Funny Dave Barry article on the Dolphins
I decided to go scout the Miami Dolphins on Monday, to see how they look this year. This is important, because the Dolphins represent South Florida's manhood, and last season we had the same community testosterone level as the audience for a Barbra Streisand concert. The Dolphins lost 15 games and won only one, which I believe was against Princeton.
Taylor is, of course, the Dolphins' star lineperson. He's also considering a career in show business, since he has the kind of chiseled GQ-style looks and big muscles that my wife has repeatedly assured me she does not find attractive.

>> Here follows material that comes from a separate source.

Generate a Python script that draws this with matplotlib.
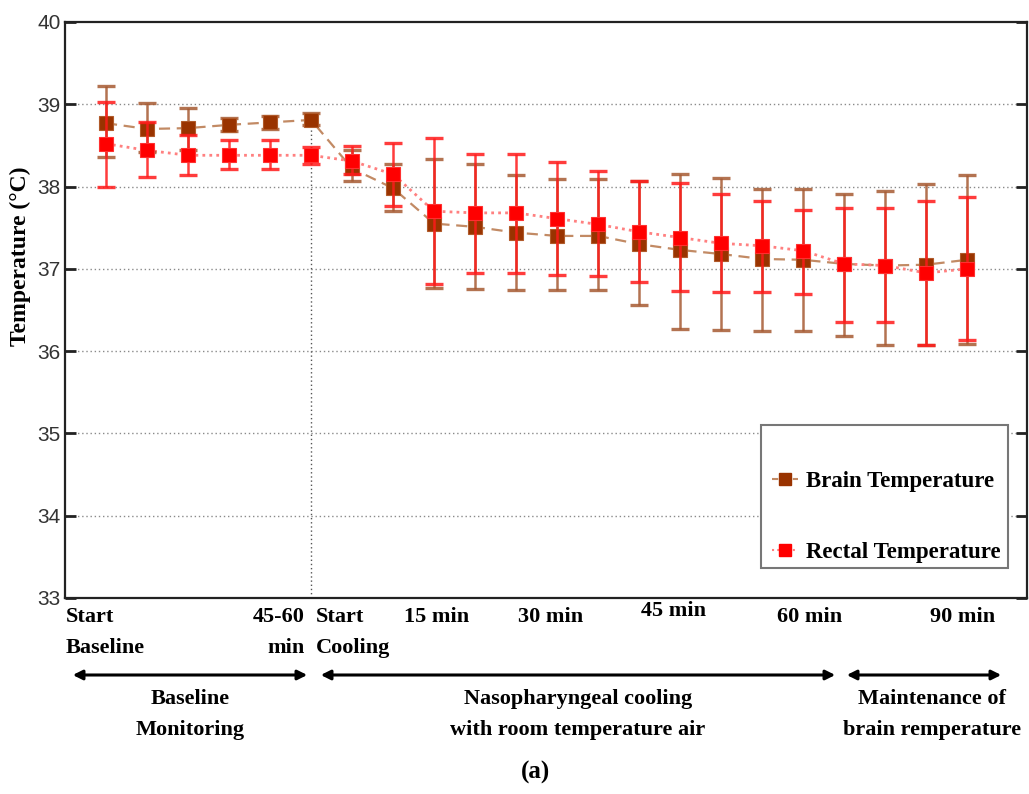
import matplotlib
matplotlib.use("Agg")
import matplotlib.pyplot as plt
from matplotlib.patches import Rectangle, FancyArrowPatch
from matplotlib.lines import Line2D
import numpy as np

# Measurement points: 6 baseline readings followed by 16 cooling readings
n_points = 22
x = np.arange(1, n_points + 1)

brain_mean = [38.77, 38.70, 38.71, 38.75, 38.78, 38.81,
              38.22, 37.98, 37.55, 37.51, 37.44, 37.40, 37.40, 37.30,
              37.23, 37.18, 37.12, 37.11, 37.06, 37.04, 37.05, 37.11]
brain_upper = [39.22, 39.01, 38.95, 38.83, 38.86, 38.89,
               38.45, 38.28, 38.33, 38.27, 38.14, 38.09, 38.09, 38.07,
               38.15, 38.10, 37.97, 37.97, 37.91, 37.95, 38.03, 38.14]
brain_lower = [38.36, 38.42, 38.45, 38.68, 38.70, 38.75,
               38.07, 37.70, 36.77, 36.76, 36.74, 36.74, 36.74, 36.56,
               36.27, 36.26, 36.25, 36.25, 36.18, 36.08, 36.08, 36.09]

rectal_mean = [38.52, 38.44, 38.38, 38.38, 38.38, 38.38,
               38.31, 38.15, 37.70, 37.68, 37.68, 37.61, 37.54, 37.45,
               37.38, 37.31, 37.28, 37.22, 37.06, 37.04, 36.95, 37.00]
rectal_upper = [39.03, 38.78, 38.63, 38.56, 38.56, 38.48,
                38.49, 38.53, 38.59, 38.40, 38.40, 38.30, 38.19, 38.07,
                38.04, 37.91, 37.83, 37.72, 37.74, 37.74, 37.82, 37.87]
rectal_lower = [37.99, 38.12, 38.14, 38.21, 38.21, 38.28,
                38.15, 37.76, 36.81, 36.95, 36.95, 36.93, 36.91, 36.84,
                36.73, 36.72, 36.72, 36.70, 36.35, 36.35, 36.08, 36.14]

tick_labels = ["Start\nBaseline", "45-60\nmin", "Start\nCooling", "15 min",
               "30 min", "45 min", "60 min", "90 min"]
tick_label_x = [0.02, 5.85, 6.12, 9.05, 11.85, 14.85, 18.15, 21.9]

phase_labels = ["Baseline\nMonitoring",
                "Nasopharyngeal cooling\nwith room temperature air",
                "Maintenance of\nbrain remperature"]

brain_err = [np.array(brain_mean) - np.array(brain_lower),
             np.array(brain_upper) - np.array(brain_mean)]
rectal_err = [np.array(rectal_mean) - np.array(rectal_lower),
              np.array(rectal_upper) - np.array(rectal_mean)]

serif = "Liberation Serif"
fig = plt.figure(figsize=(10.29, 7.94), dpi=100)
ax = fig.add_axes([0.0632, 0.2469, 0.9348, 0.7254])

ax.set_xlim(0, 23.46)
ax.set_ylim(33, 40)

# horizontal dotted grid
for yv in range(34, 40):
    ax.axhline(yv, color="#8a8a8a", lw=1.0, ls=(0, (1, 2)), zorder=0)

# end of baseline marker
ax.plot([6, 6], [33, brain_mean[5]], color="#555555", lw=1.0,
        ls=(0, (1, 2)), zorder=0.5)

# connecting lines
ax.plot(x, brain_mean, color="#c28a64", lw=1.6, ls=(0, (5, 3)), zorder=2)
ax.plot(x, rectal_mean, color="#ff8080", lw=2.0, ls=(0, (1, 1.5)), zorder=2)

ax.errorbar(x, brain_mean, yerr=brain_err, fmt="none", ecolor="#a65a32",
            elinewidth=1.8, capsize=6.5, capthick=2.4, alpha=0.85, zorder=3)
ax.plot(x, brain_mean, ls="none", marker="s", ms=10, color="#993300",
        mec="#b05a2a", mew=0.8, zorder=4)

ax.errorbar(x, rectal_mean, yerr=rectal_err, fmt="none", ecolor="#ff1a1a",
            elinewidth=1.8, capsize=6.5, capthick=2.4, alpha=0.85, zorder=5)
ax.plot(x, rectal_mean, ls="none", marker="s", ms=10, color="#ff0000",
        mec="#ff3030", mew=0.8, zorder=6)

# axes styling
ax.set_xticks([])
ax.set_yticks(range(33, 41))
ax.tick_params(axis="y", which="both", direction="in", length=8, width=2,
               right=True, labelsize=15, colors="#222222", pad=3)
for lbl in ax.get_yticklabels():
    lbl.set_fontfamily("Liberation Sans")
    lbl.set_color("#333333")
for side in ["left", "right", "top", "bottom"]:
    ax.spines[side].set_linewidth(1.6)
    ax.spines[side].set_color("#222222")

ax.set_ylabel("Temperature (\u00b0C)", fontsize=17, fontweight="bold",
              family=serif, labelpad=4)
ax.yaxis.set_label_coords(-0.035, 0.594)

# category labels beneath the axis
for lx, txt in zip(tick_label_x, tick_labels):
    if txt.startswith("45-60"):
        ha = "right"
    elif txt.startswith("Start"):
        ha = "left"
    else:
        ha = "center"
    dy = -0.006 if txt == "45 min" else -0.015
    ax.text(lx, dy, txt, transform=ax.get_xaxis_transform(), ha=ha, va="top",
            multialignment=ha if ha != "center" else "center",
            fontsize=16, fontweight="bold", family=serif, linespacing=1.75)

# phase arrows
arrow_y = 1 - 675 / 794
arrow_spans = [(70, 310), (318, 838), (844, 1004)]
label_shift = [0, 0, 8]
for (x0, x1), lab, sh in zip(arrow_spans, phase_labels, label_shift):
    fig.add_artist(FancyArrowPatch(
        (x0 / 1029, arrow_y), (x1 / 1029, arrow_y),
        transform=fig.transFigure, arrowstyle="<|-|>", mutation_scale=14,
        lw=2.2, color="black"))
    fig.text(((x0 + x1) / 2 + sh) / 1029, 1 - 689 / 794, lab, ha="center",
             va="top", fontsize=16, fontweight="bold", family=serif,
             linespacing=1.75)

fig.text(536 / 1029, 1 - 772 / 794, "(a)", ha="center", va="center",
         fontsize=18, fontweight="bold", family=serif)

# legend with its own frame
frame = Rectangle((761 / 1029, 1 - 568 / 794), (1008 - 761) / 1029,
                  (568 - 425) / 794, transform=fig.transFigure,
                  facecolor="white", edgecolor="#777777", lw=1.5, zorder=7)
fig.add_artist(frame)
h1 = Line2D([], [], color="#c28a64", ls=(0, (3, 2)), lw=1.5, marker="s",
            ms=9, mfc="#993300", mec="#993300")
h2 = Line2D([], [], color="#ff8080", ls=(0, (1, 1.5)), lw=1.5, marker="s",
            ms=9, mfc="#ff0000", mec="#ff0000")
leg = fig.legend([h1, h2], ["Brain Temperature", "Rectal Temperature"],
                 loc="center left",
                 bbox_to_anchor=(761 / 1029, 1 - 517 / 794),
                 frameon=False, handlelength=1.1, handletextpad=0.35,
                 labelspacing=2.15, borderpad=0,
                 prop={"family": serif, "weight": "bold", "size": 16.5})
leg.set_zorder(8)

fig.savefig("out.png", dpi=100)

The Big Tuna is Bill Parcells, who got his nickname from the fact that he breathes through gills and can weigh up to 1,400 pounds. He is the Dolphins' Executive Vice President of Football Operations, which means he runs the team from a secret underground bunker furnished entirely with game-worn jockstraps. The Tuna is a gruff, old-school football guy. He is very hard-nosed.
Q. How hard-nosed is he?
A. He makes Don Shula look like Barry Manilow.
The Tuna reportedly was unhappy about the fact that Taylor competed this season on
Dancing with the Stars, where he finished second to figure skater Kristi Yamaguchi. This in itself shows you how far the Dolphins have fallen since their glory days. There is no way that, say, Larry Csonka would have let that happen. The Zonk would have found a way to beat Kristi, maybe with an ''accidental'' forearm to the chops during the rumba competition. Those guys just knew how to win.
BACK TO THE FEUD
But getting back to the Tuna-Taylor feud: It got even more feudal when Taylor, during a break from dancing, visited Dolphins training camp and felt that he was snubbed by the Tuna. The Tuna later emerged from his bunker to claim that there was no snub, that in fact he didn't even know Taylor was in the room because he (the Tuna) wasn't wearing his hearing aids. I am not making any of this up. I heard the Taylor-Tuna-snub-vs.-hearing-aid story being hotly debated for two solid days on sports-talk radio. This is what Dolphins fans have been reduced to.